--- start Data ---
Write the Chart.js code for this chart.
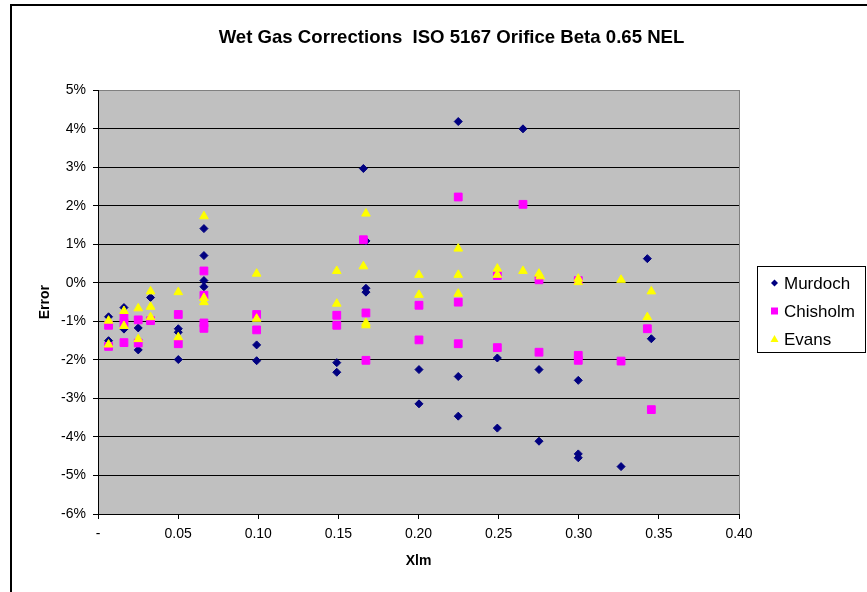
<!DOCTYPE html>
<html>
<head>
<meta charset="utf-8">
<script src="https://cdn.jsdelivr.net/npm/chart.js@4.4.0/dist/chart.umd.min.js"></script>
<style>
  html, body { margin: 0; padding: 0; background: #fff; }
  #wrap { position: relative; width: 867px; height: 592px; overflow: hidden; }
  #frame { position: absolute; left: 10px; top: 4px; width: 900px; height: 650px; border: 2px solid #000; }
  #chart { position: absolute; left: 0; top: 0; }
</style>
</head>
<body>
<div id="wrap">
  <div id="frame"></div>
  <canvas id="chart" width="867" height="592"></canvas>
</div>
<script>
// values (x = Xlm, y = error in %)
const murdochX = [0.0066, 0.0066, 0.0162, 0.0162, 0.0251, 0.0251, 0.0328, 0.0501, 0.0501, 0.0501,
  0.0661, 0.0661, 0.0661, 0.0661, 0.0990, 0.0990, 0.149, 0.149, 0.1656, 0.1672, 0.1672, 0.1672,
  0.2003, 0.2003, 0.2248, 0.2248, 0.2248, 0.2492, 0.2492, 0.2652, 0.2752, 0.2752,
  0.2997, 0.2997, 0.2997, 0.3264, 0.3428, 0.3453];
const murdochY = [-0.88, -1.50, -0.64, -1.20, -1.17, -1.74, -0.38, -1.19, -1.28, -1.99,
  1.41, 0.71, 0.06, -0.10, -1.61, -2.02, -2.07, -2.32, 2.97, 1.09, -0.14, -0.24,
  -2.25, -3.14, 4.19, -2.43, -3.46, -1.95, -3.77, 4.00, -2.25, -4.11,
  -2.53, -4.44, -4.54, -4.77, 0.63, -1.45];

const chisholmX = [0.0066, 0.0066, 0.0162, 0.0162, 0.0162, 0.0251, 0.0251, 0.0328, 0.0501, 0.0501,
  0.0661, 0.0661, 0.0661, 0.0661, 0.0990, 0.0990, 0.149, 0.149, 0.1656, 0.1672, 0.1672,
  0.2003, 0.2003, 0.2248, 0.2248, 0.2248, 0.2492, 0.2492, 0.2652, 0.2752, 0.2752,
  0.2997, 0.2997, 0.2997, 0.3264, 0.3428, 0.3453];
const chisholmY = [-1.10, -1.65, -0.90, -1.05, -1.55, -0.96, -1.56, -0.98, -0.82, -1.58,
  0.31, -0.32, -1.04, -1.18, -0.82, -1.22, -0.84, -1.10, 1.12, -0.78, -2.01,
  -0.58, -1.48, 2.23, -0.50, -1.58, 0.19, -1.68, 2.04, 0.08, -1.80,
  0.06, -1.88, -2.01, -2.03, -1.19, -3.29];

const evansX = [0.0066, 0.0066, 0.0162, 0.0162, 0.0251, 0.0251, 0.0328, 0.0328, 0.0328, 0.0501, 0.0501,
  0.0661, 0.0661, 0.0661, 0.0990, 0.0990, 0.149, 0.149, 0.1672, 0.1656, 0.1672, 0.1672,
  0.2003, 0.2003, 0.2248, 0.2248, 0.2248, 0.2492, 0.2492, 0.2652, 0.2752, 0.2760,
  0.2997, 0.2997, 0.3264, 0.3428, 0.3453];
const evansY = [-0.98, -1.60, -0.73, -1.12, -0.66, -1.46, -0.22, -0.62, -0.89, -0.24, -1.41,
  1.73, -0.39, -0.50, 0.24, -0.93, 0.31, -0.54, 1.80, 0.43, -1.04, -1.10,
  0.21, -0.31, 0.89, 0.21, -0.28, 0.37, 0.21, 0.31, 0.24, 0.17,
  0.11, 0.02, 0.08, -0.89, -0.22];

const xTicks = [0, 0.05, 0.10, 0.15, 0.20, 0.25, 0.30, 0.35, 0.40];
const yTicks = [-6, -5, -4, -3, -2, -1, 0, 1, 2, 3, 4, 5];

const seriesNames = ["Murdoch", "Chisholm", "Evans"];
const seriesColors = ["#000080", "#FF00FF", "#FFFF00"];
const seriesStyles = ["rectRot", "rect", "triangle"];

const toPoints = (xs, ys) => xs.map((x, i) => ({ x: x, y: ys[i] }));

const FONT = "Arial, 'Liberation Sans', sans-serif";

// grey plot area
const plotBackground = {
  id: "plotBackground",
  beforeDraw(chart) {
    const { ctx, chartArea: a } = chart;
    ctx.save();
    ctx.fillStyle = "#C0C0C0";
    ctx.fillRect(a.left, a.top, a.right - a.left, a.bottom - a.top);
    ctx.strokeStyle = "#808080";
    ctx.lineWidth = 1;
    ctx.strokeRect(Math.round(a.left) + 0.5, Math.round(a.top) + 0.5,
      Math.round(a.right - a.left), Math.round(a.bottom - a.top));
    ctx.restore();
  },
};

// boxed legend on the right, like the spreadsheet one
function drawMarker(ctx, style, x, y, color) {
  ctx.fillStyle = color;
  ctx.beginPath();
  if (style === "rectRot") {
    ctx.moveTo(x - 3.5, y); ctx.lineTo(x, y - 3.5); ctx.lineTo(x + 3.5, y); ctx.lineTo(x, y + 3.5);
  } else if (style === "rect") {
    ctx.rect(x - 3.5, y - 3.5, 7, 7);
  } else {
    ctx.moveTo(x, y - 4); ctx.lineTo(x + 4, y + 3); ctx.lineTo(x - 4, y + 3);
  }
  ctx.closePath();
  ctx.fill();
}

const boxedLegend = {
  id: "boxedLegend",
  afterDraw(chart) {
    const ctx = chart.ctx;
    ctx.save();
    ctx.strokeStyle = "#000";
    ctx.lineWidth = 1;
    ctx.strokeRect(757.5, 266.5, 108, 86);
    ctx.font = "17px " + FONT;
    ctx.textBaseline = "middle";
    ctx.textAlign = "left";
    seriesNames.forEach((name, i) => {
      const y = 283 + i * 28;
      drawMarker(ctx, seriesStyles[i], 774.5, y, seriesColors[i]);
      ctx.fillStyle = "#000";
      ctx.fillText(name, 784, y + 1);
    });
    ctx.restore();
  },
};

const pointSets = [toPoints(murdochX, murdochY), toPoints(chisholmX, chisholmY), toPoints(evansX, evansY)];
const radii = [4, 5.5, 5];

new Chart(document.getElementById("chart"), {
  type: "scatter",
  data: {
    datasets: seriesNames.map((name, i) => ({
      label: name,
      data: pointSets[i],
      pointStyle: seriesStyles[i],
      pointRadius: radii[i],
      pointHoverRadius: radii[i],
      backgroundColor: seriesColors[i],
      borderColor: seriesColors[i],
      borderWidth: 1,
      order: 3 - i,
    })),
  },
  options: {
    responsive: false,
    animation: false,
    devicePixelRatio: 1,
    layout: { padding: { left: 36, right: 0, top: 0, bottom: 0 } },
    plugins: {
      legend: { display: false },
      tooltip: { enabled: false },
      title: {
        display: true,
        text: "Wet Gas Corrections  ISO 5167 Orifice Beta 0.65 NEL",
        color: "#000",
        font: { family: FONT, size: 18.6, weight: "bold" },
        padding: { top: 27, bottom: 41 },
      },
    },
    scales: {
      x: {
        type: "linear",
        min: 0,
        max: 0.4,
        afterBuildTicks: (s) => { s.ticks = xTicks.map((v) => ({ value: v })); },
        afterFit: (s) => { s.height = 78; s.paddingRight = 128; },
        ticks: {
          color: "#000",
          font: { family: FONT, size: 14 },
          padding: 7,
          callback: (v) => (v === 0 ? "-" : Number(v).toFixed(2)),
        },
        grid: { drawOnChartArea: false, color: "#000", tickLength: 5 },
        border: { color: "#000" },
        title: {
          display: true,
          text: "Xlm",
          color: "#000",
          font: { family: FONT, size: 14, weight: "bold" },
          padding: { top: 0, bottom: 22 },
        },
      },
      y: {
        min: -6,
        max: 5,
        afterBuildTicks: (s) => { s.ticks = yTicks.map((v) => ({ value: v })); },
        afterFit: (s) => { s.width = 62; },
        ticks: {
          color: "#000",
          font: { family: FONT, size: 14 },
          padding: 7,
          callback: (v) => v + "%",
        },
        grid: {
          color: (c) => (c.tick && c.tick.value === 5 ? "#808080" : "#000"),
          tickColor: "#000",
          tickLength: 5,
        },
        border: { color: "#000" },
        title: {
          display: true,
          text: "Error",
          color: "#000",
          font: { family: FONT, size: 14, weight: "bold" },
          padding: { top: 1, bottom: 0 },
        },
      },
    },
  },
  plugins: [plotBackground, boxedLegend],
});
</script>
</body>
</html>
--- end Data ---
Required work: Repeat the lines exactly as they stand, from the opening line of the data through the line with "-2.53, -4.44, -4.54, -4.77, 0.63, -1.45];". Pictures stay out of the copy.

The solution:
Write the Chart.js code for this chart.
<!DOCTYPE html>
<html>
<head>
<meta charset="utf-8">
<script src="https://cdn.jsdelivr.net/npm/chart.js@4.4.0/dist/chart.umd.min.js"></script>
<style>
  html, body { margin: 0; padding: 0; background: #fff; }
  #wrap { position: relative; width: 867px; height: 592px; overflow: hidden; }
  #frame { position: absolute; left: 10px; top: 4px; width: 900px; height: 650px; border: 2px solid #000; }
  #chart { position: absolute; left: 0; top: 0; }
</style>
</head>
<body>
<div id="wrap">
  <div id="frame"></div>
  <canvas id="chart" width="867" height="592"></canvas>
</div>
<script>
// values (x = Xlm, y = error in %)
const murdochX = [0.0066, 0.0066, 0.0162, 0.0162, 0.0251, 0.0251, 0.0328, 0.0501, 0.0501, 0.0501,
  0.0661, 0.0661, 0.0661, 0.0661, 0.0990, 0.0990, 0.149, 0.149, 0.1656, 0.1672, 0.1672, 0.1672,
  0.2003, 0.2003, 0.2248, 0.2248, 0.2248, 0.2492, 0.2492, 0.2652, 0.2752, 0.2752,
  0.2997, 0.2997, 0.2997, 0.3264, 0.3428, 0.3453];
const murdochY = [-0.88, -1.50, -0.64, -1.20, -1.17, -1.74, -0.38, -1.19, -1.28, -1.99,
  1.41, 0.71, 0.06, -0.10, -1.61, -2.02, -2.07, -2.32, 2.97, 1.09, -0.14, -0.24,
  -2.25, -3.14, 4.19, -2.43, -3.46, -1.95, -3.77, 4.00, -2.25, -4.11,
  -2.53, -4.44, -4.54, -4.77, 0.63, -1.45];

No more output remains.